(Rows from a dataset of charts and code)
───
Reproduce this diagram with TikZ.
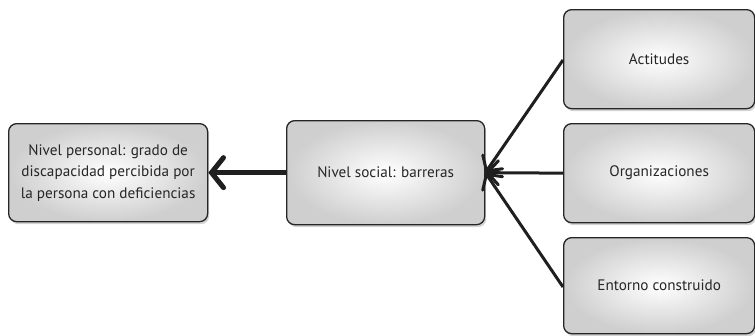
\documentclass[tikz,border=0pt]{standalone}
\usepackage{fontspec}
\setmainfont{PT Sans}
\usetikzlibrary{arrows.meta,shadows,shadings}
\begin{document}
\begin{tikzpicture}[x=1pt,y=-1pt,
  boxnode/.style={draw=black!85, line width=1.3pt, rounded corners=8pt,
    inner color=white, outer color=black!19,
    drop shadow={opacity=0.35, shadow xshift=1.5pt, shadow yshift=-2.5pt},
    align=center, inner sep=2pt, font=\fontsize{15.2}{21.5}\selectfont, text=black!85},
  thinarrow/.style={line width=3pt, draw=black!88,
    -{Straight Barb[length=11pt,width=24pt,line cap=round]}},
  thickarrow/.style={line width=5pt, draw=black!88,
    -{Straight Barb[length=12pt,width=30pt,line cap=round]}}]
\useasboundingbox (0,0) rectangle (755,335);
\node[boxnode, minimum width=199pt, minimum height=98pt, anchor=north west] (pers) at (8,123) {Nivel personal: grado de\\discapacidad percibida por\\la persona con deficiencias};
\node[boxnode, minimum width=198pt, minimum height=104pt, anchor=north west] (soc) at (286,120) {Nivel social: barreras};
\node[boxnode, minimum width=191pt, minimum height=99pt, anchor=north west] (act) at (563,9) {Actitudes};
\node[boxnode, minimum width=191pt, minimum height=99pt, anchor=north west] (org) at (563,123) {Organizaciones};
\node[boxnode, minimum width=191pt, minimum height=96pt, anchor=north west] (ent) at (563,237) {Entorno construido};
\coordinate (hub) at (soc.east);
\draw[thickarrow] (soc.west) -- (pers.east);
\draw[thinarrow] (act.west |- 0,60) -- (hub);
\draw[thinarrow] (org.west) -- (hub);
\draw[thinarrow] (ent.west |- 0,287) -- (hub);
\end{tikzpicture}
\end{document}
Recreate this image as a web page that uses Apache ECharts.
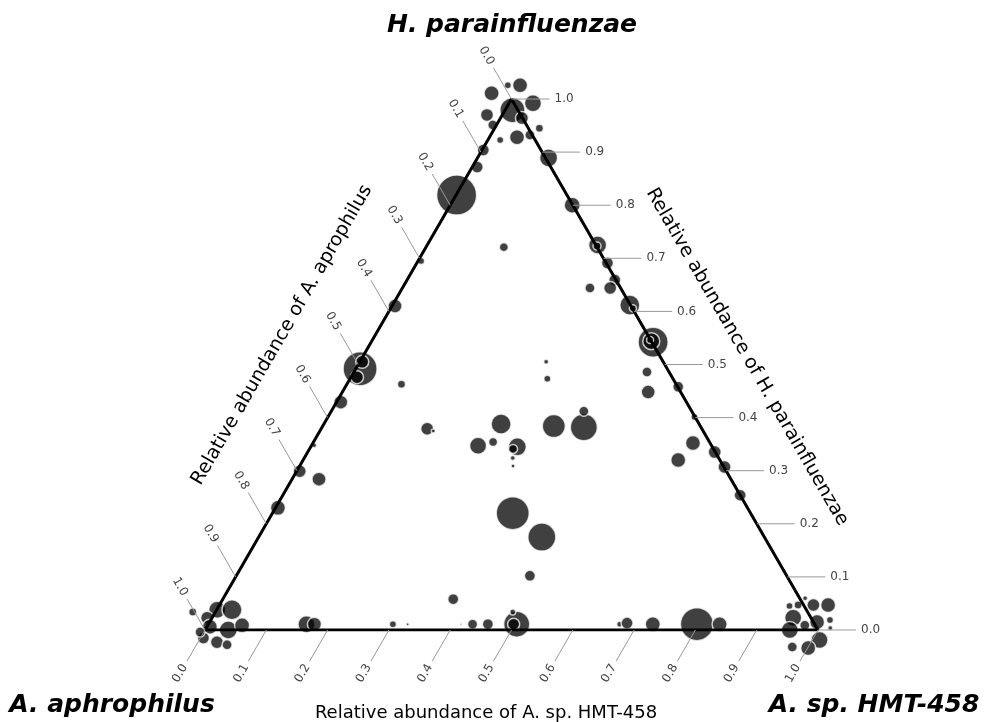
<!DOCTYPE html>
<html>
<head>
<meta charset="utf-8">
<script src="https://cdn.jsdelivr.net/npm/echarts@6/dist/echarts.min.js"></script>
<style>
  html, body { margin: 0; padding: 0; background: #fff; }
  #chart { width: 991px; height: 722px; }
</style>
</head>
<body>
<div id="chart"></div>
<script>
// relative abundances per sample (H. parainfluenzae, A. aphrophilus, A. sp. HMT-458)
const hPara = [1.026, 1.026, 1.011, 0.992, 0.979, 0.970, 0.951, 0.964, 0.945, 0.928, 0.923, 0.932, 0.904, 0.872, 0.889,
  0.819, 0.695, 0.610, 0.492, 0.505, 0.476, 0.463, 0.429, 0.348, 0.299, 0.284, 0.230,
  0.034, 0.038, 0.038, 0.023, 0.006, 0.000, 0.009, -0.015, -0.023, -0.028, -0.004,
  0.011, 0.011, 0.011, 0.011, 0.011, 0.011, 0.011, 0.011, 0.011, 0.034, 0.011, 0.013, 0.011, 0.011, 0.011,
  0.045, 0.047, 0.060, 0.047, 0.047, 0.023, 0.015, 0.019, 0.000, 0.009, -0.019, -0.032, -0.034, 0.004,
  0.800, 0.725, 0.723, 0.691, 0.659, 0.644, 0.644, 0.612, 0.606, 0.542, 0.544, 0.546, 0.486, 0.448, 0.458,
  0.401, 0.352, 0.320, 0.335, 0.307, 0.254, 0.111,
  0.721, 0.505, 0.473, 0.379, 0.375, 0.388, 0.347, 0.354, 0.345, 0.341, 0.324, 0.309, 0.384, 0.382, 0.412,
  0.220, 0.175, 0.102, 0.058]
const aAphro = [-0.027, -0.007, 0.027, -0.031, 0.009, 0.055, 0.055, 0.001, -0.018, 0.027, 0.057, 0.004, 0.094, 0.120, -0.005,
  0.180, 0.300, 0.385, 0.501, 0.491, 0.514, 0.448, 0.564, 0.648, 0.696, 0.672, 0.766,
  1.003, 0.961, 0.937, 0.985, 0.989, 0.962, 0.935, 1.010, 0.992, 0.978, 1.010,
  0.829, 0.816, 0.688, 0.664, 0.577, 0.558, 0.533, 0.486, 0.491, 0.481, 0.318, 0.305, 0.264, 0.192, 0.155,
  0.024, 0.009, -0.009, -0.016, -0.040, 0.029, -0.006, -0.029, 0.046, 0.017, 0.007, 0.058, 0.033, -0.022,
  0.001, -0.003, -0.001, -0.002, 0.002, 0.017, 0.050, 0.001, -0.001, -0.002, 0.000, 0.001, 0.036, 0.053, -0.001,
  0.001, 0.028, 0.068, 0.001, -0.001, 0.000, 0.000,
  0.152, 0.191, 0.205, 0.448, 0.440, 0.323, 0.381, 0.353, 0.318, 0.327, 0.336, 0.343, 0.239, 0.191, 0.176,
  0.388, 0.363, 0.419, 0.566]
const aSp = [0.001, -0.019, -0.038, 0.039, 0.012, -0.025, -0.006, 0.035, 0.073, 0.045, 0.020, 0.064, 0.002, 0.008, 0.116,
  0.001, 0.005, 0.005, 0.007, 0.004, 0.010, 0.089, 0.007, 0.004, 0.005, 0.044, 0.004,
  -0.037, 0.001, 0.025, -0.008, 0.005, 0.038, 0.056, 0.005, 0.031, 0.050, -0.006,
  0.160, 0.173, 0.301, 0.325, 0.412, 0.431, 0.456, 0.503, 0.498, 0.485, 0.671, 0.682, 0.725, 0.797, 0.834,
  0.931, 0.944, 0.949, 0.969, 0.993, 0.948, 0.991, 1.010, 0.954, 0.974, 1.012, 0.974, 1.001, 1.018,
  0.199, 0.278, 0.278, 0.311, 0.339, 0.339, 0.306, 0.387, 0.395, 0.460, 0.456, 0.453, 0.478, 0.499, 0.543,
  0.598, 0.620, 0.612, 0.664, 0.694, 0.746, 0.889,
  0.127, 0.304, 0.322, 0.173, 0.185, 0.289, 0.272, 0.293, 0.337, 0.332, 0.340, 0.348, 0.377, 0.427, 0.412,
  0.392, 0.462, 0.479, 0.376]
// bubble diameter (px)
const bubbleSize = [15, 7, 15, 17, 25, 13, 10, 13, 8, 15, 7, 10, 12, 12, 18,
  40, 7, 14, 34, 13, 13, 8, 14, 5, 13, 14, 15,
  8, 17, 20, 13, 15, 18, 15, 12, 13, 10, 10,
  17, 14, 7, 3, 2, 10, 11, 26, 12, 6, 6, 12, 15, 33, 15,
  7, 8, 5, 13, 15, 17, 15, 7, 17, 10, 17, 10, 15, 5,
  16, 18, 8, 12, 12, 13, 10, 20, 7, 30, 17, 7, 10, 14, 11,
  7, 15, 15, 13, 13, 12, 4,
  9, 5, 7, 13, 4, 20, 17, 9, 18, 9, 5, 4, 23, 27, 10,
  33, 28, 11, 11]

const ticks = [0, 0.1, 0.2, 0.3, 0.4, 0.5, 0.6, 0.7, 0.8, 0.9, 1.0]
const tickLabels = ['0.0', '0.1', '0.2', '0.3', '0.4', '0.5', '0.6', '0.7', '0.8', '0.9', '1.0']

const S3 = Math.sqrt(3) / 2
const FONT = '"DejaVu Sans", Verdana, sans-serif'

// ternary -> plane (top = H. parainfluenzae, left = A. aphrophilus, right = A. sp.)
function toXY(h, ap, sp) {
  return [sp + h / 2, h * S3]
}

var points = hPara.map((h, i) => toXY(h, aAphro[i], aSp[i]).concat([bubbleSize[i]]))
var frame = [[0, 1, 0], [0, 0, 1], [1, 0, 0], [0, 1, 0]].map(v => toXY(v[0], v[1], v[2]))

// one tick series per side; where = point on side for value t, dir = tick direction
function tickSeries(where, dir, rot, align, len, gap) {
  return {
    type: 'custom',
    silent: true,
    z: 5,
    data: ticks.map(t => [t, 0]),
    renderItem: function (params, api) {
      var t = api.value(0)
      var p = api.coord(where(t))
      var lab = tickLabels[params.dataIndex]
      return {
        type: 'group',
        children: [{
          type: 'line',
          shape: { x1: p[0], y1: p[1], x2: p[0] + dir[0] * len, y2: p[1] + dir[1] * len },
          style: { stroke: '#999', lineWidth: 1 }
        }, {
          type: 'text',
          x: p[0] + dir[0] * gap,
          y: p[1] + dir[1] * gap,
          rotation: rot,
          style: {
            text: lab, font: '12px ' + FONT, fill: '#444',
            align: align, textAlign: align, verticalAlign: 'middle', textVerticalAlign: 'middle'
          }
        }]
      }
    }
  }
}

function label(text, x, y, font, rot) {
  return {
    type: 'text', x: x, y: y, rotation: rot || 0,
    style: { text: text, font: font, fill: '#000', align: 'center', textAlign: 'center', verticalAlign: 'middle', textVerticalAlign: 'middle' }
  }
}

var myChart = echarts.init(document.getElementById('chart'))

var option = {
  animation: false,
  backgroundColor: '#fff',
  grid: { left: 205, top: 99, width: 613, height: 531 },
  xAxis: { type: 'value', min: 0, max: 1, show: false },
  yAxis: { type: 'value', min: 0, max: S3, show: false },
  graphic: [
    label('H. parainfluenzae', 512, 25, 'italic bold 25px ' + FONT),
    label('A. aphrophilus', 112, 705, 'italic bold 25px ' + FONT),
    label('A. sp. HMT-458', 874, 705, 'italic bold 25px ' + FONT),
    label('Relative abundance of A. sp. HMT-458', 486, 713, '18px ' + FONT),
    label('Relative abundance of A. aprophilus', 282, 335, '19px ' + FONT, Math.PI / 3),
    label('Relative abundance of H. parainfluenzae', 747, 357, '19px ' + FONT, -Math.PI / 3)
  ],
  series: [
    {
      type: 'scatter',
      clip: false,
      silent: true,
      z: 2,
      data: points,
      symbolSize: function (v) { return v[2] },
      itemStyle: { color: '#000', opacity: 0.75, borderColor: '#fff', borderWidth: 1.5 }
    },
    {
      type: 'line',
      silent: true,
      z: 4,
      symbol: 'none',
      data: frame,
      lineStyle: { color: '#000', width: 3 }
    },
    // bottom: A. sp. HMT-458
    tickSeries(t => toXY(0, 1 - t, t), [-0.5, S3], Math.PI / 3, 'center', 36, 50),
    // left: A. aphrophilus
    tickSeries(t => toXY(1 - t, t, 0), [-0.5, -S3], -Math.PI / 3, 'center', 36, 50),
    // right: H. parainfluenzae
    tickSeries(t => toXY(t, 0, 1 - t), [1, 0], 0, 'left', 38, 43)
  ]
}

myChart.setOption(option)
</script>
</body>
</html>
───
__TASK DETAILS__.
Look for the word "this" in every line of the listing and copy the lines that have it.

__COMPLETE ANSWER__.
Reproduce this diagram with TikZ.
Recreate this image as a web page that uses Apache ECharts.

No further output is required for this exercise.